Condensation mould - tenant or landlord responsibility?
Date online: 17/12/2013
One of the most common issues that can arise for both tenants and landlords is the problem of condensation, which then turns to foul looking black mould , a problem which we have came across a lot during our time as letting agents in Rochdale.
However, the biggest hurdle seems to come with defining exactly who is responsible for getting rid of this eyesore, and whilst many may think there are shades of grey, it is a really simple and straight forward issue that doesn’t take too much head scratching.
As a tenant, it is your responsibility to look after your home. Whilst it may not be your own property that you own, it is still up to you to keep it in a good state of repair and as a rule of thumb, maintain it to at least the standard that it was at when you moved in.
Ways in which you are expected to look after the home include:
- Keeping to a good standard of cleaning; this doesn’t mean you have to keep it spotless 24/7, but creating a reasonable benchmark and sticking to it ensures that the property won’t fall into disrepair.
- Not being reckless- look after the property as if it was your own and ensure that any guests do the same. Even if it isn’t you who causes the damage, you will still be responsible.
- Correct use of the heating system; don’t block flues or ventilation.
A landlord is expected to repair any problems that arise in the following areas:
- Structure of the exterior of the building
- Problems that arise with sanitary areas, i.e., the toilet, bath, sink etc.
- Boiler problems; they have a duty of care to ensure that you have hot water and heating
- Gas problems
- Electrical issues
- External doors
Tenants tend to automatically presume that if a mould problem occurs, that the landlord is responsible, which isn’t necessarily correct.
If the mould is occurring due to issues that fall under the landlord’s responsibility list, such as a structural problem that is causing the growth of the mould, then it is up to the landlord to rectify the fault.
However, the majority of mould problems in houses are down to poor ventilation, which ultimately falls at the feet of the people living in the property, i.e., the tenant. This is classed as reasonably maintaining the property.
If the property is correctly insulated with a good heating system that the landlord has fitted, then the tenant will need to take steps in order to reduce the condensation that builds up within the property.
As a tenant, it is imperative that you keep your home well ventilated, as condensation comes from a lot of places, some of which include:
- Drying clothes on radiators
- Sleeping (through breathing)
- Not using the heating properly
- Showers and baths
Condensation occurs when the moisture in the air is no longer vapour and returns back to a liquid. It will then sit on walls, surfaces, windows and just about anything else it comes into contact with.
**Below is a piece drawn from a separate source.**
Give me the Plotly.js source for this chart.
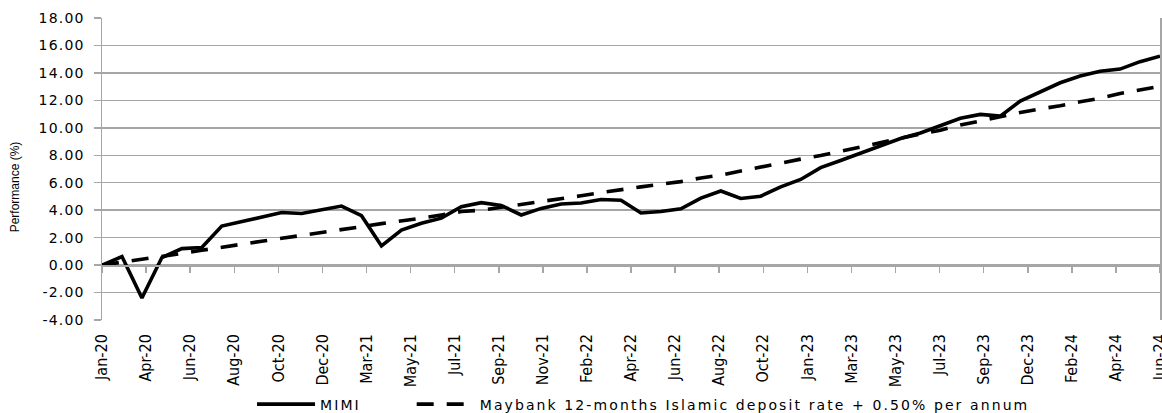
<!DOCTYPE html>
<html>
<head>
<meta charset="utf-8">
<script src="https://cdn.plot.ly/plotly-3.0.1.min.js"></script>
<style>
  html, body { margin: 0; padding: 0; background: #fff; }
  #chart { width: 1162px; height: 413px; }
  .ytick text { letter-spacing: 1.2px; }
  .legendtext { letter-spacing: 2.1px; }
</style>
</head>
<body>
<div id="chart"></div>
<script>
const months = [
  'Jan-20','Feb-20','Mar-20','Apr-20','May-20','Jun-20','Jul-20','Aug-20','Sep-20','Oct-20','Nov-20','Dec-20',
  'Jan-21','Feb-21','Mar-21','Apr-21','May-21','Jun-21','Jul-21','Aug-21','Sep-21','Oct-21','Nov-21','Dec-21',
  'Jan-22','Feb-22','Mar-22','Apr-22','May-22','Jun-22','Jul-22','Aug-22','Sep-22','Oct-22','Nov-22','Dec-22',
  'Jan-23','Feb-23','Mar-23','Apr-23','May-23','Jun-23','Jul-23','Aug-23','Sep-23','Oct-23','Nov-23','Dec-23',
  'Jan-24','Feb-24','Mar-24','Apr-24','May-24','Jun-24'
];

const mimi = [
  0.00, 0.62, -2.40, 0.55, 1.20, 1.28, 2.84, 3.18, 3.52, 3.83, 3.76, 4.05,
  4.30, 3.60, 1.40, 2.55, 3.05, 3.42, 4.25, 4.55, 4.35, 3.65, 4.13, 4.45,
  4.52, 4.78, 4.73, 3.80, 3.90, 4.10, 4.88, 5.40, 4.85, 5.02, 5.70, 6.24,
  7.10, 7.62, 8.15, 8.70, 9.22, 9.62, 10.18, 10.70, 10.98, 10.85, 11.95, 12.62,
  13.28, 13.77, 14.12, 14.28, 14.82, 15.22
];

const benchmark = [
  0.00, 0.20, 0.42, 0.62, 0.85, 1.08, 1.32, 1.55, 1.74, 1.95, 2.15, 2.36,
  2.60, 2.80, 3.02, 3.20, 3.42, 3.65, 3.90, 4.00, 4.20, 4.45, 4.62, 4.82,
  5.05, 5.28, 5.46, 5.70, 5.90, 6.08, 6.35, 6.55, 6.85, 7.15, 7.45, 7.72,
  7.98, 8.30, 8.62, 8.95, 9.25, 9.55, 9.83, 10.20, 10.50, 10.83, 11.12, 11.38,
  11.60, 11.90, 12.15, 12.50, 12.75, 13.02
];

const tickLabels = [
  'Jan-20','Apr-20','Jun-20','Aug-20','Oct-20','Dec-20','Mar-21','May-21','Jul-21',
  'Sep-21','Nov-21','Feb-22','Apr-22','Jun-22','Aug-22','Oct-22','Jan-23','Mar-23',
  'May-23','Jul-23','Sep-23','Dec-23','Feb-24','Apr-24','Jun-24'
];

const seriesNames = ['MIMI', 'Maybank 12-months Islamic deposit rate + 0.50% per annum'];
const yTitle = 'Performance (%)';

const xIdx = months.map((_, i) => i);
const lastIdx = months.length - 1;
const tickVals = tickLabels.map((_, i) => i * lastIdx / (tickLabels.length - 1));

const yMin = -4, yMax = 18, yStep = 2;
const yTickVals = [];
for (let v = yMin; v <= yMax + 1e-9; v += yStep) yTickVals.push(v);
const yTickText = yTickVals.map(v => v.toFixed(2));

const grid = '#a6a6a6';
const legendPad = '\u00a0'.repeat(7);

const traces = [
  {
    x: xIdx, y: mimi, name: seriesNames[0] + legendPad, type: 'scatter', mode: 'lines',
    text: months, hoverinfo: 'text+y',
    line: { color: '#000', width: 3.6 }
  },
  {
    x: xIdx, y: benchmark, name: seriesNames[1], type: 'scatter', mode: 'lines',
    xaxis: 'x2', text: months, hoverinfo: 'text+y',
    line: { color: '#000', width: 3.6, dash: '17px,13px' }
  }
];

const layout = {
  width: 1162, height: 413,
  margin: { l: 102, r: 2, t: 18, b: 93, autoexpand: false },
  paper_bgcolor: '#fff', plot_bgcolor: '#fff',
  showlegend: true,
  xaxis: {
    automargin: false,
    range: [0, lastIdx + 0.0001],
    tickmode: 'array', tickvals: tickVals, ticktext: tickLabels,
    tickangle: -90, ticks: '', showgrid: false, zeroline: false, showline: false,
    ticklabeloverflow: 'allow', ticklabelstandoff: 10,
    tickfont: { family: 'Liberation Sans Narrow, DejaVu Sans Condensed, sans-serif', size: 16, color: '#000' }
  },
  xaxis2: {
    automargin: false,
    overlaying: 'x', anchor: 'free', position: (0 - yMin) / (yMax - yMin),
    range: [0, lastIdx + 0.0001],
    tickmode: 'array', tickvals: tickVals, showticklabels: false,
    ticks: 'outside', ticklen: 6, tickwidth: 1.5, tickcolor: grid,
    showline: true, linecolor: grid, linewidth: 1.5,
    showgrid: false, zeroline: false
  },
  yaxis: {
    automargin: false,
    range: [yMin, yMax],
    tickmode: 'array', tickvals: yTickVals, ticktext: yTickText,
    showgrid: true, gridcolor: grid, gridwidth: 1.5,
    zeroline: false,
    showline: true, mirror: true, linecolor: grid, linewidth: 1.5,
    ticks: 'outside', ticklen: 7, tickwidth: 1.5, tickcolor: grid,
    ticklabelstandoff: 6,
    tickfont: { family: 'DejaVu Sans, sans-serif', size: 14, color: '#000' }
  },
  annotations: [{
    text: yTitle, textangle: -90, showarrow: false,
    xref: 'paper', yref: 'paper', x: -0.082, y: 0.44, xanchor: 'center', yanchor: 'middle',
    font: { family: 'Liberation Sans, Arial, sans-serif', size: 12, color: '#000' }
  }],
  legend: {
    orientation: 'h', x: 0.1418, xanchor: 'left', y: -0.227, yanchor: 'top',
    font: { family: 'DejaVu Sans, sans-serif', size: 14, color: '#000' },
    itemwidth: 58, bgcolor: 'rgba(0,0,0,0)'
  }
};

Plotly.newPlot('chart', traces, layout, { displayModeBar: false, staticPlot: true });
</script>
</body>
</html>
Surfaces that are prone to absorb the liquid are more likely to become associated with mould and it can grow fast, causing problems for asthmatics and those with respiratory problems; in short, it’s not good and needs removing.
Measures that can be taken to ensure that mould doesn’t become a problem for tenants are:
- Sleeping with the window open. Many double glazed windows have a trickle lock, which will help the water vapour to escape and not stay in the property.
- Using ventilation fans that are in the bathroom are a great way of getting the moisture out of the room fast, avoiding mould build up.
- Open windows when cooking- steam from boiling pans can cause condensation so opening the windows ensures that the steam escapes. An extractor fan if available is an ideal way of getting rid of vapour.
- Dry clothes outside or in a tumble dryer when you can. When using a tumble dryer keep a window open in a room that the machine is in and ensure that any ventilation tubes have a clear route out of the room. If drying clothes on radiators is a necessity, keep windows open as much as possible as this is one of the easiest ways to create condensation.
- Don’t put furniture up against walls- allow for the air in the room to circulate.
- Don’t block up chimneys.
- Ensure ventilation bricks are not blocked.
If you believe that the problem lies at the feet of the landlord, approaching them with the problem and having it checked out is the way to resolve the problem.
The local council can also come and look at the problem impartially, giving the landlord a list of jobs that are their responsibility if necessary; however, usually just speaking to your landlord is enough to remedy any mould problems that you believe aren’t down to you.